**What is being asked**
Print the listing from its top line through the line containing "(0,0) rectangle (545,552);", nothing more, and leave out the pictures.

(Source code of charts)
<<<<

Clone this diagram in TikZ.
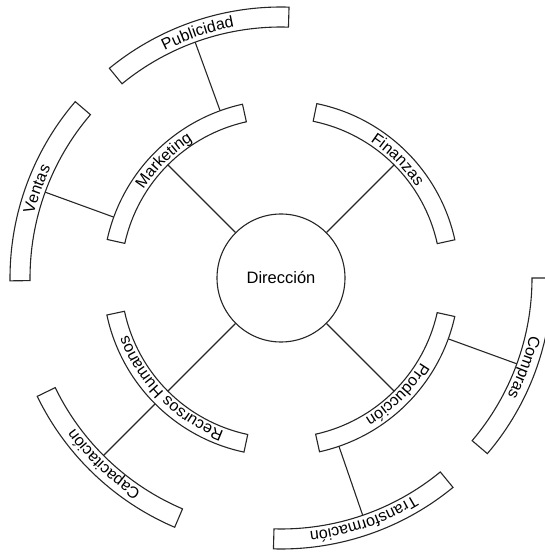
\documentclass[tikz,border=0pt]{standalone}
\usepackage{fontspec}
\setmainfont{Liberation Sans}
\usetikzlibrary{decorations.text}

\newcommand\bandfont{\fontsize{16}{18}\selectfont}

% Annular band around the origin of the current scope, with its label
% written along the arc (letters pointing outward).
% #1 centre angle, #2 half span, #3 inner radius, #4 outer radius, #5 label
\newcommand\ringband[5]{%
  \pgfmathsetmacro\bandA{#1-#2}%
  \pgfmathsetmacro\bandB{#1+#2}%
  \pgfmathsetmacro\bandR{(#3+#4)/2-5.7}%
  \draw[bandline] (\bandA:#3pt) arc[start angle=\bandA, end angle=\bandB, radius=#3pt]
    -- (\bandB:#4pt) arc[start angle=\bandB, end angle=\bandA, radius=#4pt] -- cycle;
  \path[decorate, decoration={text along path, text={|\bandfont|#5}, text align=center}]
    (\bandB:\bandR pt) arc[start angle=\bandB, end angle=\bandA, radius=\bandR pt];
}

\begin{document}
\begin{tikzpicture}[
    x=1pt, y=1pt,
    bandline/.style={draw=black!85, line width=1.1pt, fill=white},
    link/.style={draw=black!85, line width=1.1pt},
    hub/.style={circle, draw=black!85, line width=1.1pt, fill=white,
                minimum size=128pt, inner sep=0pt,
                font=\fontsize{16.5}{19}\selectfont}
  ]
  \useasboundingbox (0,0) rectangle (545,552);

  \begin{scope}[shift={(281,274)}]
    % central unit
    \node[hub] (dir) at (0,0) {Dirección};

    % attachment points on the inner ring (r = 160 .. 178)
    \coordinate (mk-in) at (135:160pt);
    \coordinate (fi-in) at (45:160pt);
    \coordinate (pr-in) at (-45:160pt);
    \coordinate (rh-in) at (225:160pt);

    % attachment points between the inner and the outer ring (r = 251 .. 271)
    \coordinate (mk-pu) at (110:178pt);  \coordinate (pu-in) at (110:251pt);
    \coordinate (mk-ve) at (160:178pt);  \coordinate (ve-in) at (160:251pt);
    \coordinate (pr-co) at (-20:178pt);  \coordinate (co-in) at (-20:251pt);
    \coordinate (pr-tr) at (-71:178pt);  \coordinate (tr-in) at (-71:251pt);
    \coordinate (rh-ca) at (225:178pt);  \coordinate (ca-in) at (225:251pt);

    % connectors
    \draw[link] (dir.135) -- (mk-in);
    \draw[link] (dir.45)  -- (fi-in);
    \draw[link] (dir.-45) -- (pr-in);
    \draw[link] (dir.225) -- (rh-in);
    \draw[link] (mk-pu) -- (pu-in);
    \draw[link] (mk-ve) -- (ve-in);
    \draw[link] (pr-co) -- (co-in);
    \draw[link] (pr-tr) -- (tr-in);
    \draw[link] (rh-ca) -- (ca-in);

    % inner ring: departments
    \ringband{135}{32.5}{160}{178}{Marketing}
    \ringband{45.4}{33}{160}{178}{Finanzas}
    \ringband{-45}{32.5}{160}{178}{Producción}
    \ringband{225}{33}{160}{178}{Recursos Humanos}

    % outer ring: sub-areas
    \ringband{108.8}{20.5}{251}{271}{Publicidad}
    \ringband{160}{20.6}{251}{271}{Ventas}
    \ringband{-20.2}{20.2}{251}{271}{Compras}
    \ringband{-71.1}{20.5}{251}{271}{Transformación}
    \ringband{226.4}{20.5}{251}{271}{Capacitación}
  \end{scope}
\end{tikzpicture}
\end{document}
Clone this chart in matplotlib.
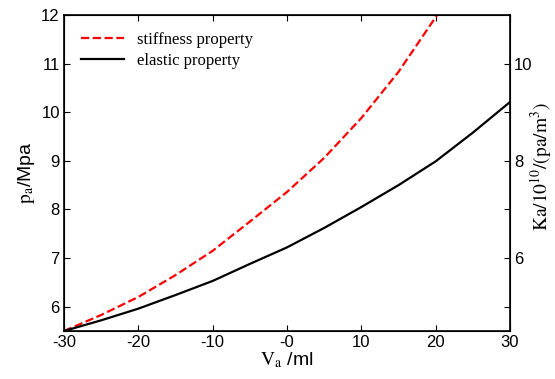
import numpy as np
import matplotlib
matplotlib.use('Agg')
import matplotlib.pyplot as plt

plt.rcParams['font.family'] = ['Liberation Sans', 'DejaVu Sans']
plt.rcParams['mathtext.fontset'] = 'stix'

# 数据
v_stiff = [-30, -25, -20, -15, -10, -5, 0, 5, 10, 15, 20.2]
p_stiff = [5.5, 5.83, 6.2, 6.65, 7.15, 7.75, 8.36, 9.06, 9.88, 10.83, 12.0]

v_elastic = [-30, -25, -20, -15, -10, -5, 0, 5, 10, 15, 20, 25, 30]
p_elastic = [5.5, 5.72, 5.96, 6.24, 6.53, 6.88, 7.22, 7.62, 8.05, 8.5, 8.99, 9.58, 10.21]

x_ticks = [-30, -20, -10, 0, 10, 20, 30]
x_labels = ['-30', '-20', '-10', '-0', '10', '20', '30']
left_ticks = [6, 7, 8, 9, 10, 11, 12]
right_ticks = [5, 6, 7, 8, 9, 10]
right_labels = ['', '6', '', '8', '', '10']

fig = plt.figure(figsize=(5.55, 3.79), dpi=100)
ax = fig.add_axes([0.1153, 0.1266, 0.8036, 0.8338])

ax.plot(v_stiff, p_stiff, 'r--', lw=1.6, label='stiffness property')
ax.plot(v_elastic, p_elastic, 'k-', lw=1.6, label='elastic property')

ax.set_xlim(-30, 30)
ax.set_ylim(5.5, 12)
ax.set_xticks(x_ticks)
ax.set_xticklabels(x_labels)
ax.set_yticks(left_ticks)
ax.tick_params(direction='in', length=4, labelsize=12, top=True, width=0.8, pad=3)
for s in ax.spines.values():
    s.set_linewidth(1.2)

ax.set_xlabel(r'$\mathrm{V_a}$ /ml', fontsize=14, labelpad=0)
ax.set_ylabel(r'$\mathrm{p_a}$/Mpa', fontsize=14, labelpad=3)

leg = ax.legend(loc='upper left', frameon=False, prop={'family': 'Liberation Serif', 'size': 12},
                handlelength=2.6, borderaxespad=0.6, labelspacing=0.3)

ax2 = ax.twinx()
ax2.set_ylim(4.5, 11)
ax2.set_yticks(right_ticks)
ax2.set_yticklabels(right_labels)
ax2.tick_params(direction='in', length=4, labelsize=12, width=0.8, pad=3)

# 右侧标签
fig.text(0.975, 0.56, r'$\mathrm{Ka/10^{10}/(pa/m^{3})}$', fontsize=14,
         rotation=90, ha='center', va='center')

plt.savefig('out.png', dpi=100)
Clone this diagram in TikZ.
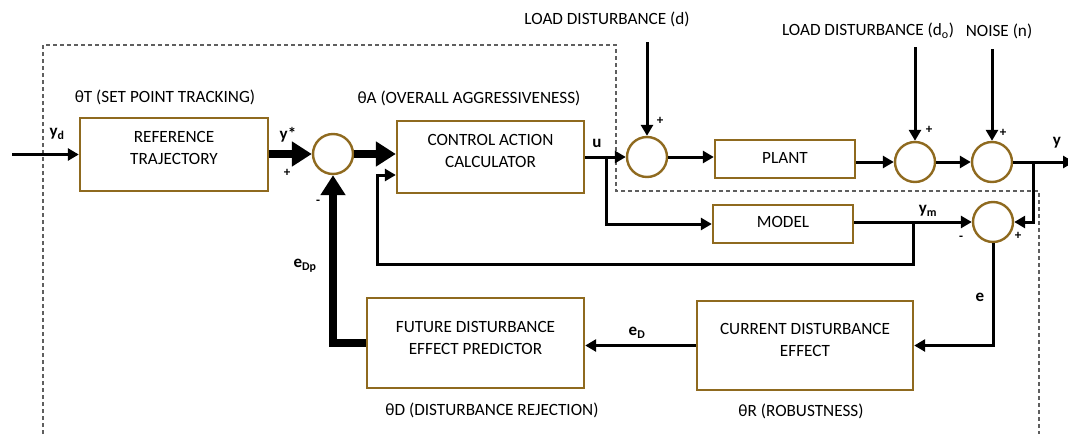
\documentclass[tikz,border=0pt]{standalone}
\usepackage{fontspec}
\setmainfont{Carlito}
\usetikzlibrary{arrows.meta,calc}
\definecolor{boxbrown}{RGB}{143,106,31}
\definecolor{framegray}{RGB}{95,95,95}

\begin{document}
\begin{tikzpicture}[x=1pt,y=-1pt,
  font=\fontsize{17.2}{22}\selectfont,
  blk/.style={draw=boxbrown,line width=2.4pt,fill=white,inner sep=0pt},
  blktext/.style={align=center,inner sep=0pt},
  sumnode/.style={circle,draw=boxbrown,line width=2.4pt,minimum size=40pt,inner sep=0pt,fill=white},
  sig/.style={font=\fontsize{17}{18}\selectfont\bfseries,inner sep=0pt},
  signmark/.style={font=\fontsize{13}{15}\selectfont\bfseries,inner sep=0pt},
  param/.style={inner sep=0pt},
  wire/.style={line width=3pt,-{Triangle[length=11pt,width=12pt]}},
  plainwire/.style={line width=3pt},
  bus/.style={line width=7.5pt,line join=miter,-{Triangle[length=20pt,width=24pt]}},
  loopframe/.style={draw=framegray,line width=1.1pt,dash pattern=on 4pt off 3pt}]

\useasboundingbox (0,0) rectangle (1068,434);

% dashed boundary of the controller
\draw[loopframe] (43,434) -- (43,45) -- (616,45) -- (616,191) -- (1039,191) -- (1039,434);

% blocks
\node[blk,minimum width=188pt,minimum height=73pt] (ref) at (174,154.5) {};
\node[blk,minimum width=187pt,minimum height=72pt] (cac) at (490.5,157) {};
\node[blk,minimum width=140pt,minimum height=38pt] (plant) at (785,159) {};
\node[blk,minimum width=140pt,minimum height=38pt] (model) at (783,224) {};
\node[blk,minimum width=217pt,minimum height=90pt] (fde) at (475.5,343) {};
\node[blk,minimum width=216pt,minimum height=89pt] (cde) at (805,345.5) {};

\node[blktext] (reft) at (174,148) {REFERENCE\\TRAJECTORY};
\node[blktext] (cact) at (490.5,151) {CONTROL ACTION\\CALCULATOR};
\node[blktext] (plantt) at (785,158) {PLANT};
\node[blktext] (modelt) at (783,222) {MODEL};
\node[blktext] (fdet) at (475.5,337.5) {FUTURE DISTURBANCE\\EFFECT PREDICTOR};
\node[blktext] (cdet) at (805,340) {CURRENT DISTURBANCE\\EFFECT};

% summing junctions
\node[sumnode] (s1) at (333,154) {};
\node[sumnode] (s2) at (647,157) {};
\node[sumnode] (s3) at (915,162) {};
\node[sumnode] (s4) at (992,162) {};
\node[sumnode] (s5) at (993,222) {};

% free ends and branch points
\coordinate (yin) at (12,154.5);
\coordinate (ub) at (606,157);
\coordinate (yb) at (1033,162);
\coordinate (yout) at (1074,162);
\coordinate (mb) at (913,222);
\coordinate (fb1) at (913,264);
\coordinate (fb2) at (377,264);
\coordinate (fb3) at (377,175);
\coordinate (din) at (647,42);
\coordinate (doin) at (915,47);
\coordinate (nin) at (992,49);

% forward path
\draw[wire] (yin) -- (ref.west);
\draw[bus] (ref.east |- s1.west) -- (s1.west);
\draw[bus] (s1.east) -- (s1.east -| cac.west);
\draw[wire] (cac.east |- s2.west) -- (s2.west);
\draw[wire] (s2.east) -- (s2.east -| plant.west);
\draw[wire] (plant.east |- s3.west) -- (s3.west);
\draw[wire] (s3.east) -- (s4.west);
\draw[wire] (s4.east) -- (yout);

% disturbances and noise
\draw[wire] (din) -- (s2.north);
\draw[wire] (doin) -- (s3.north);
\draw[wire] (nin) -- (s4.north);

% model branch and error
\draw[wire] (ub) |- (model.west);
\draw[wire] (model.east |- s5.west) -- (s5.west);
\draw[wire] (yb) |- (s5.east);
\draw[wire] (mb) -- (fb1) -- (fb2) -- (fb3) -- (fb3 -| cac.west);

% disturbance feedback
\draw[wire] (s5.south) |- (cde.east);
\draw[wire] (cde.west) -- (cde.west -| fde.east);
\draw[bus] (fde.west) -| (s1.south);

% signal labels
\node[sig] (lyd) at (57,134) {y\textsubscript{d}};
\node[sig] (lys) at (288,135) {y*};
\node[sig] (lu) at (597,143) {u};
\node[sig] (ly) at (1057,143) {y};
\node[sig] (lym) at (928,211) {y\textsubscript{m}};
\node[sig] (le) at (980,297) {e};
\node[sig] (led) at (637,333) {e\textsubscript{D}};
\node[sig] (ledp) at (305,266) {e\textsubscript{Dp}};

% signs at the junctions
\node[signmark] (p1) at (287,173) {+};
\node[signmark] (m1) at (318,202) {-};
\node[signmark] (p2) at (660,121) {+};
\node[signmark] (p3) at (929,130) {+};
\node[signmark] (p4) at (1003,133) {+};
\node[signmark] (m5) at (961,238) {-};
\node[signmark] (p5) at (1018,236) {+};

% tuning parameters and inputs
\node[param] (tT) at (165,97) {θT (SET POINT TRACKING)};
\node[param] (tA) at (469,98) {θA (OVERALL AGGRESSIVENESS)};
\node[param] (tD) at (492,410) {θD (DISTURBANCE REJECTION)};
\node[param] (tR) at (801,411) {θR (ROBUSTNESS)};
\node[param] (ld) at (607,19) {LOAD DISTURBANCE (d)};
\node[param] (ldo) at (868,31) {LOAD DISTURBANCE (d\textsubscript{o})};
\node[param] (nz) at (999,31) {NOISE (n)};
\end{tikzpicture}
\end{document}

>>>>

**Correct result**
Clone this diagram in TikZ.
\documentclass[tikz,border=0pt]{standalone}
\usepackage{fontspec}
\setmainfont{Liberation Sans}
\usetikzlibrary{decorations.text}

\newcommand\bandfont{\fontsize{16}{18}\selectfont}

% Annular band around the origin of the current scope, with its label
% written along the arc (letters pointing outward).
% #1 centre angle, #2 half span, #3 inner radius, #4 outer radius, #5 label
\newcommand\ringband[5]{%
  \pgfmathsetmacro\bandA{#1-#2}%
  \pgfmathsetmacro\bandB{#1+#2}%
  \pgfmathsetmacro\bandR{(#3+#4)/2-5.7}%
  \draw[bandline] (\bandA:#3pt) arc[start angle=\bandA, end angle=\bandB, radius=#3pt]
    -- (\bandB:#4pt) arc[start angle=\bandB, end angle=\bandA, radius=#4pt] -- cycle;
  \path[decorate, decoration={text along path, text={|\bandfont|#5}, text align=center}]
    (\bandB:\bandR pt) arc[start angle=\bandB, end angle=\bandA, radius=\bandR pt];
}

\begin{document}
\begin{tikzpicture}[
    x=1pt, y=1pt,
    bandline/.style={draw=black!85, line width=1.1pt, fill=white},
    link/.style={draw=black!85, line width=1.1pt},
    hub/.style={circle, draw=black!85, line width=1.1pt, fill=white,
                minimum size=128pt, inner sep=0pt,
                font=\fontsize{16.5}{19}\selectfont}
  ]
  \useasboundingbox (0,0) rectangle (545,552);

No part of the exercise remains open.